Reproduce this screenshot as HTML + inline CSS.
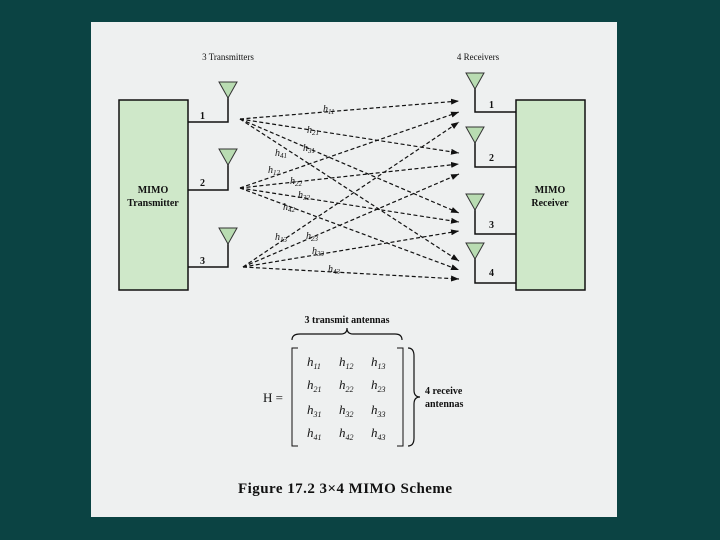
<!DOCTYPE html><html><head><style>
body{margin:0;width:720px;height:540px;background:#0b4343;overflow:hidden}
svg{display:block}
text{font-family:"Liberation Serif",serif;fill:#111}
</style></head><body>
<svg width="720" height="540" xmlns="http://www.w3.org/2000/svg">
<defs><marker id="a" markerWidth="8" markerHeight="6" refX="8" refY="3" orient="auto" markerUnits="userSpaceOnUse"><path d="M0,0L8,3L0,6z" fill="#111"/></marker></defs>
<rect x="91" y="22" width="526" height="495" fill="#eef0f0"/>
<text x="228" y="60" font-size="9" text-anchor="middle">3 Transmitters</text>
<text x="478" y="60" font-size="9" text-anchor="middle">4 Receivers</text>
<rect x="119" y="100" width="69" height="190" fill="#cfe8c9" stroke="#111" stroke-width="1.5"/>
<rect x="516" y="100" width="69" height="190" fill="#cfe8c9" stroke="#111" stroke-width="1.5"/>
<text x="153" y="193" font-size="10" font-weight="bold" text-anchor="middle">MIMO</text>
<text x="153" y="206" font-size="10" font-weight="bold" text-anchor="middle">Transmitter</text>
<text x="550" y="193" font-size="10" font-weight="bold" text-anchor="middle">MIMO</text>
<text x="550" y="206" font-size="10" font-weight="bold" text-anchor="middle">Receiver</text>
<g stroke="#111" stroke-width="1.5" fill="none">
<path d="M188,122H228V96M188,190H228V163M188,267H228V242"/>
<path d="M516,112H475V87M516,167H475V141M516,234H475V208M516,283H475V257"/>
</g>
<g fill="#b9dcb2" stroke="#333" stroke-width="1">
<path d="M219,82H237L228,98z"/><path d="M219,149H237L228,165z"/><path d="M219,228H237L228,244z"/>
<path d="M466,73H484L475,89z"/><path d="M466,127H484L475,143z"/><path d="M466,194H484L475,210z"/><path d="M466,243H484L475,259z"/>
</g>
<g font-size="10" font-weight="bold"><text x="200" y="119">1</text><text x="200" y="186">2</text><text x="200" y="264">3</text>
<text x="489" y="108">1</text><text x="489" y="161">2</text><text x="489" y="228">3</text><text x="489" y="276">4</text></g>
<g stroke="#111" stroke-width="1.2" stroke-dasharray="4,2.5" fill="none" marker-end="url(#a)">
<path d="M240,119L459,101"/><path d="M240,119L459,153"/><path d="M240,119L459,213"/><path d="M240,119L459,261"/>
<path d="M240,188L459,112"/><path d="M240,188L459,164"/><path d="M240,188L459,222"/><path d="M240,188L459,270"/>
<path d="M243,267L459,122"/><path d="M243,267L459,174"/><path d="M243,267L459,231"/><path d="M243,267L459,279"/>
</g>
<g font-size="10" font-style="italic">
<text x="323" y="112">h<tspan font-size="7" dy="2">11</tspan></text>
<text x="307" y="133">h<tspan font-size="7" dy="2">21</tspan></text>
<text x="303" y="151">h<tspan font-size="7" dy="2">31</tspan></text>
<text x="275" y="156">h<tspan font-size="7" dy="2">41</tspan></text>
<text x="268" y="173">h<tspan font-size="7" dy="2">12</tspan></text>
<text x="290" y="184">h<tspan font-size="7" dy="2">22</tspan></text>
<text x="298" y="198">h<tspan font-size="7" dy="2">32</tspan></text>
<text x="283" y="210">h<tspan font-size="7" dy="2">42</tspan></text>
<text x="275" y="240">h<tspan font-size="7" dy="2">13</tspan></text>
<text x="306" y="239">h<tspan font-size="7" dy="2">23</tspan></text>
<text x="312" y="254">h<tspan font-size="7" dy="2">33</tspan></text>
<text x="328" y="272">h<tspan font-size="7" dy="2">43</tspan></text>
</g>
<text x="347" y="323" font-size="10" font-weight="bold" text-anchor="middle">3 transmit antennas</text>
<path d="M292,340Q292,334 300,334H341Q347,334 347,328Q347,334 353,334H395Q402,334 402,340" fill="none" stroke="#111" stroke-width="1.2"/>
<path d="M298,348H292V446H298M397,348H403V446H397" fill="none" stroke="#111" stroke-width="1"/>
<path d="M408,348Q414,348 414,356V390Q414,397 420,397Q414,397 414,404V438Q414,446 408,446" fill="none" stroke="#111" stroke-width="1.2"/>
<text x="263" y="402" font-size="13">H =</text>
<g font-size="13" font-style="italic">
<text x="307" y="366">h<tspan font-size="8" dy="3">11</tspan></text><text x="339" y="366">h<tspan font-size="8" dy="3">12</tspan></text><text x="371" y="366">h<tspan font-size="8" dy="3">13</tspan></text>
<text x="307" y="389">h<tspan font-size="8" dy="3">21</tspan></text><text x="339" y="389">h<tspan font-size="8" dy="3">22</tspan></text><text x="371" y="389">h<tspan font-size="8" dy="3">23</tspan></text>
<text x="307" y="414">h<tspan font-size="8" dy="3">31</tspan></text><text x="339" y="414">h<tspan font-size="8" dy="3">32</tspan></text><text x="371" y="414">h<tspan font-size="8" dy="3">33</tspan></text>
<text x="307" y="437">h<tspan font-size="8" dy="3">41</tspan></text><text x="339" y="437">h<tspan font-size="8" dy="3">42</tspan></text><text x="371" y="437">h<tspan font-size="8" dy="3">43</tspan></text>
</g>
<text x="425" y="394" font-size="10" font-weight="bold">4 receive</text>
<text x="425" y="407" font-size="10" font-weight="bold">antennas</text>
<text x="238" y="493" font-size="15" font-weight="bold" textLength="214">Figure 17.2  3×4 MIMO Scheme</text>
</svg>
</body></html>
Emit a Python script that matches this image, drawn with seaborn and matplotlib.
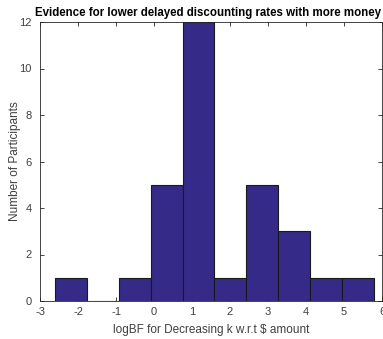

## Problem description
Transcribe every line in the entries above, taking out only the images.

## Task solution
Reproduce this screenshot as HTML + inline CSS.
<!DOCTYPE html><html><head><style>
body{margin:0;width:720px;height:540px;background:#0b4343;overflow:hidden}
svg{display:block}
text{font-family:"Liberation Serif",serif;fill:#111}
</style></head><body>
<svg width="720" height="540" xmlns="http://www.w3.org/2000/svg">
<defs><marker id="a" markerWidth="8" markerHeight="6" refX="8" refY="3" orient="auto" markerUnits="userSpaceOnUse"><path d="M0,0L8,3L0,6z" fill="#111"/></marker></defs>
<rect x="91" y="22" width="526" height="495" fill="#eef0f0"/>
<text x="228" y="60" font-size="9" text-anchor="middle">3 Transmitters</text>
<text x="478" y="60" font-size="9" text-anchor="middle">4 Receivers</text>
<rect x="119" y="100" width="69" height="190" fill="#cfe8c9" stroke="#111" stroke-width="1.5"/>
<rect x="516" y="100" width="69" height="190" fill="#cfe8c9" stroke="#111" stroke-width="1.5"/>
<text x="153" y="193" font-size="10" font-weight="bold" text-anchor="middle">MIMO</text>
<text x="153" y="206" font-size="10" font-weight="bold" text-anchor="middle">Transmitter</text>
<text x="550" y="193" font-size="10" font-weight="bold" text-anchor="middle">MIMO</text>
<text x="550" y="206" font-size="10" font-weight="bold" text-anchor="middle">Receiver</text>
<g stroke="#111" stroke-width="1.5" fill="none">
<path d="M188,122H228V96M188,190H228V163M188,267H228V242"/>
<path d="M516,112H475V87M516,167H475V141M516,234H475V208M516,283H475V257"/>
</g>
<g fill="#b9dcb2" stroke="#333" stroke-width="1">
<path d="M219,82H237L228,98z"/><path d="M219,149H237L228,165z"/><path d="M219,228H237L228,244z"/>
<path d="M466,73H484L475,89z"/><path d="M466,127H484L475,143z"/><path d="M466,194H484L475,210z"/><path d="M466,243H484L475,259z"/>
</g>
<g font-size="10" font-weight="bold"><text x="200" y="119">1</text><text x="200" y="186">2</text><text x="200" y="264">3</text>
<text x="489" y="108">1</text><text x="489" y="161">2</text><text x="489" y="228">3</text><text x="489" y="276">4</text></g>
<g stroke="#111" stroke-width="1.2" stroke-dasharray="4,2.5" fill="none" marker-end="url(#a)">
<path d="M240,119L459,101"/><path d="M240,119L459,153"/><path d="M240,119L459,213"/><path d="M240,119L459,261"/>
<path d="M240,188L459,112"/><path d="M240,188L459,164"/><path d="M240,188L459,222"/><path d="M240,188L459,270"/>
<path d="M243,267L459,122"/><path d="M243,267L459,174"/><path d="M243,267L459,231"/><path d="M243,267L459,279"/>
</g>
<g font-size="10" font-style="italic">
<text x="323" y="112">h<tspan font-size="7" dy="2">11</tspan></text>
<text x="307" y="133">h<tspan font-size="7" dy="2">21</tspan></text>
<text x="303" y="151">h<tspan font-size="7" dy="2">31</tspan></text>
<text x="275" y="156">h<tspan font-size="7" dy="2">41</tspan></text>
<text x="268" y="173">h<tspan font-size="7" dy="2">12</tspan></text>
<text x="290" y="184">h<tspan font-size="7" dy="2">22</tspan></text>
<text x="298" y="198">h<tspan font-size="7" dy="2">32</tspan></text>
<text x="283" y="210">h<tspan font-size="7" dy="2">42</tspan></text>
<text x="275" y="240">h<tspan font-size="7" dy="2">13</tspan></text>
<text x="306" y="239">h<tspan font-size="7" dy="2">23</tspan></text>
<text x="312" y="254">h<tspan font-size="7" dy="2">33</tspan></text>
<text x="328" y="272">h<tspan font-size="7" dy="2">43</tspan></text>
</g>
<text x="347" y="323" font-size="10" font-weight="bold" text-anchor="middle">3 transmit antennas</text>
<path d="M292,340Q292,334 300,334H341Q347,334 347,328Q347,334 353,334H395Q402,334 402,340" fill="none" stroke="#111" stroke-width="1.2"/>
<path d="M298,348H292V446H298M397,348H403V446H397" fill="none" stroke="#111" stroke-width="1"/>
<path d="M408,348Q414,348 414,356V390Q414,397 420,397Q414,397 414,404V438Q414,446 408,446" fill="none" stroke="#111" stroke-width="1.2"/>
<text x="263" y="402" font-size="13">H =</text>
<g font-size="13" font-style="italic">
<text x="307" y="366">h<tspan font-size="8" dy="3">11</tspan></text><text x="339" y="366">h<tspan font-size="8" dy="3">12</tspan></text><text x="371" y="366">h<tspan font-size="8" dy="3">13</tspan></text>
<text x="307" y="389">h<tspan font-size="8" dy="3">21</tspan></text><text x="339" y="389">h<tspan font-size="8" dy="3">22</tspan></text><text x="371" y="389">h<tspan font-size="8" dy="3">23</tspan></text>
<text x="307" y="414">h<tspan font-size="8" dy="3">31</tspan></text><text x="339" y="414">h<tspan font-size="8" dy="3">32</tspan></text><text x="371" y="414">h<tspan font-size="8" dy="3">33</tspan></text>
<text x="307" y="437">h<tspan font-size="8" dy="3">41</tspan></text><text x="339" y="437">h<tspan font-size="8" dy="3">42</tspan></text><text x="371" y="437">h<tspan font-size="8" dy="3">43</tspan></text>
</g>
<text x="425" y="394" font-size="10" font-weight="bold">4 receive</text>
<text x="425" y="407" font-size="10" font-weight="bold">antennas</text>
<text x="238" y="493" font-size="15" font-weight="bold" textLength="214">Figure 17.2  3×4 MIMO Scheme</text>
</svg>
</body></html>
Emit a Python script that matches this image, drawn with seaborn and matplotlib.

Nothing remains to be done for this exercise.